§ **Exercise**: Return the first line, the line containing "wedge = (yy > 1012 - 0.70 * xx) & ~navy", and every line between them, exactly as they stand.

-- Start Raw data --

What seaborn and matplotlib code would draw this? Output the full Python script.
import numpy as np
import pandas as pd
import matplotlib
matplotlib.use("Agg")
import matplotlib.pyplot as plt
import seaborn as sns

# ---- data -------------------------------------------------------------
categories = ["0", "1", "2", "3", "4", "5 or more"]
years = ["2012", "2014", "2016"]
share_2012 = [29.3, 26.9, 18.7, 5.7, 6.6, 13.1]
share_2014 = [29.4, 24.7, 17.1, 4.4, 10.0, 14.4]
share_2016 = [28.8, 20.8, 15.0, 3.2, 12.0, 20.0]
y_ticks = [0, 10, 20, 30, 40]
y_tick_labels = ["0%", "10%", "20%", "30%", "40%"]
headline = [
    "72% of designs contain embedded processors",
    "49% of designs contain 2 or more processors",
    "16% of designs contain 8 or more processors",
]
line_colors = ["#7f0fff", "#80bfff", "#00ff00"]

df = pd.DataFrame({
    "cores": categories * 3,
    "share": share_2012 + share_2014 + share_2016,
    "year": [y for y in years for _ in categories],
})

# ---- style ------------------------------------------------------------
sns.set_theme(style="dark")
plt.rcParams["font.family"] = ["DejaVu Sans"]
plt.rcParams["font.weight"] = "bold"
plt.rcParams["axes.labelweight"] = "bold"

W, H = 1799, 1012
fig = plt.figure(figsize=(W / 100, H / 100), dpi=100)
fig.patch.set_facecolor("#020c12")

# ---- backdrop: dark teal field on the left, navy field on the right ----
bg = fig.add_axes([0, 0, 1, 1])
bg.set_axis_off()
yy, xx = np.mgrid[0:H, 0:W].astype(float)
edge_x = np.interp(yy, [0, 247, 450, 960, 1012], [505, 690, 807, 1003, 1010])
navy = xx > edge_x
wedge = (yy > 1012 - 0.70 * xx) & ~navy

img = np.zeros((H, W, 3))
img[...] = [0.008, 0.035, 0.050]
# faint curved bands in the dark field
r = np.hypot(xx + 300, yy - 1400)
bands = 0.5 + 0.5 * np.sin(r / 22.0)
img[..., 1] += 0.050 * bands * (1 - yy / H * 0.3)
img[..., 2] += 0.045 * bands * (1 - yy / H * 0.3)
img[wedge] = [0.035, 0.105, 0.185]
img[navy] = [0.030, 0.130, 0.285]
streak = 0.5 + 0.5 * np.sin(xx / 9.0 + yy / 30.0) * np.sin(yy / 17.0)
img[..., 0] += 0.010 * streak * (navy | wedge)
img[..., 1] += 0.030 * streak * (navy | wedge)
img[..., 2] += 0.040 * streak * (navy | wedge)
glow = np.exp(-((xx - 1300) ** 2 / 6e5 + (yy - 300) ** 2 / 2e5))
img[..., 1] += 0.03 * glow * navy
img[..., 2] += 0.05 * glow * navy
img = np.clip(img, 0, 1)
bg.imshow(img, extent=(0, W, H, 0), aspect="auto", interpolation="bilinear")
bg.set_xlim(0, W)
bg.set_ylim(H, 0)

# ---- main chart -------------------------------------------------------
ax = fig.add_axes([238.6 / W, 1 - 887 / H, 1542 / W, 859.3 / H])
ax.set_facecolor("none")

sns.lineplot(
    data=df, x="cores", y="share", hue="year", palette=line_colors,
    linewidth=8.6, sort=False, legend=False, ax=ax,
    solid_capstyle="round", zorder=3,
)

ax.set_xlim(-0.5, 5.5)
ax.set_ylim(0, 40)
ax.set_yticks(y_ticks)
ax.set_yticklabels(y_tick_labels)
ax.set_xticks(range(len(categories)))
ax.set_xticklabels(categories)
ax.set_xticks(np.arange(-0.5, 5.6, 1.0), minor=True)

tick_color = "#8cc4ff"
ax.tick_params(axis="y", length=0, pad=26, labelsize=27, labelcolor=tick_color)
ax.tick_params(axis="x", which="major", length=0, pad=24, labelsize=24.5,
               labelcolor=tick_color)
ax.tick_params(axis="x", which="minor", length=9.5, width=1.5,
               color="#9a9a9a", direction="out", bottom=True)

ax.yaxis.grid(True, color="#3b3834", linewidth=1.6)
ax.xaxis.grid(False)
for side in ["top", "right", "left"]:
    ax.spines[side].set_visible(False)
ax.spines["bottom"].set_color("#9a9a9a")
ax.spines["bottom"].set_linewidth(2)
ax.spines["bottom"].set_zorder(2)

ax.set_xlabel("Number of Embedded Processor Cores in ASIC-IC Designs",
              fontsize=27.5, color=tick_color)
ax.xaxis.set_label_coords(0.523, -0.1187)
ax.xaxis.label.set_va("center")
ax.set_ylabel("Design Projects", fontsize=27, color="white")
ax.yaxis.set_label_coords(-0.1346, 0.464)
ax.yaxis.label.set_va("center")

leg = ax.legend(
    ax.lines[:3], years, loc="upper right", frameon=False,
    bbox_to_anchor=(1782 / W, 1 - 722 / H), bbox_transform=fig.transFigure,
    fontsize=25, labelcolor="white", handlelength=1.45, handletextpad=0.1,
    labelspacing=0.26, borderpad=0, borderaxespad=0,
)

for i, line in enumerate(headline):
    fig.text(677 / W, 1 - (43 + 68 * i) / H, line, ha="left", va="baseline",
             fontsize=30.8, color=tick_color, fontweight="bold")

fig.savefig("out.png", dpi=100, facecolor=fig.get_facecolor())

-- End Raw data --

§ **The response**:
What seaborn and matplotlib code would draw this? Output the full Python script.
import numpy as np
import pandas as pd
import matplotlib
matplotlib.use("Agg")
import matplotlib.pyplot as plt
import seaborn as sns

# ---- data -------------------------------------------------------------
categories = ["0", "1", "2", "3", "4", "5 or more"]
years = ["2012", "2014", "2016"]
share_2012 = [29.3, 26.9, 18.7, 5.7, 6.6, 13.1]
share_2014 = [29.4, 24.7, 17.1, 4.4, 10.0, 14.4]
share_2016 = [28.8, 20.8, 15.0, 3.2, 12.0, 20.0]
y_ticks = [0, 10, 20, 30, 40]
y_tick_labels = ["0%", "10%", "20%", "30%", "40%"]
headline = [
    "72% of designs contain embedded processors",
    "49% of designs contain 2 or more processors",
    "16% of designs contain 8 or more processors",
]
line_colors = ["#7f0fff", "#80bfff", "#00ff00"]

df = pd.DataFrame({
    "cores": categories * 3,
    "share": share_2012 + share_2014 + share_2016,
    "year": [y for y in years for _ in categories],
})

# ---- style ------------------------------------------------------------
sns.set_theme(style="dark")
plt.rcParams["font.family"] = ["DejaVu Sans"]
plt.rcParams["font.weight"] = "bold"
plt.rcParams["axes.labelweight"] = "bold"

W, H = 1799, 1012
fig = plt.figure(figsize=(W / 100, H / 100), dpi=100)
fig.patch.set_facecolor("#020c12")

# ---- backdrop: dark teal field on the left, navy field on the right ----
bg = fig.add_axes([0, 0, 1, 1])
bg.set_axis_off()
yy, xx = np.mgrid[0:H, 0:W].astype(float)
edge_x = np.interp(yy, [0, 247, 450, 960, 1012], [505, 690, 807, 1003, 1010])
navy = xx > edge_x
wedge = (yy > 1012 - 0.70 * xx) & ~navy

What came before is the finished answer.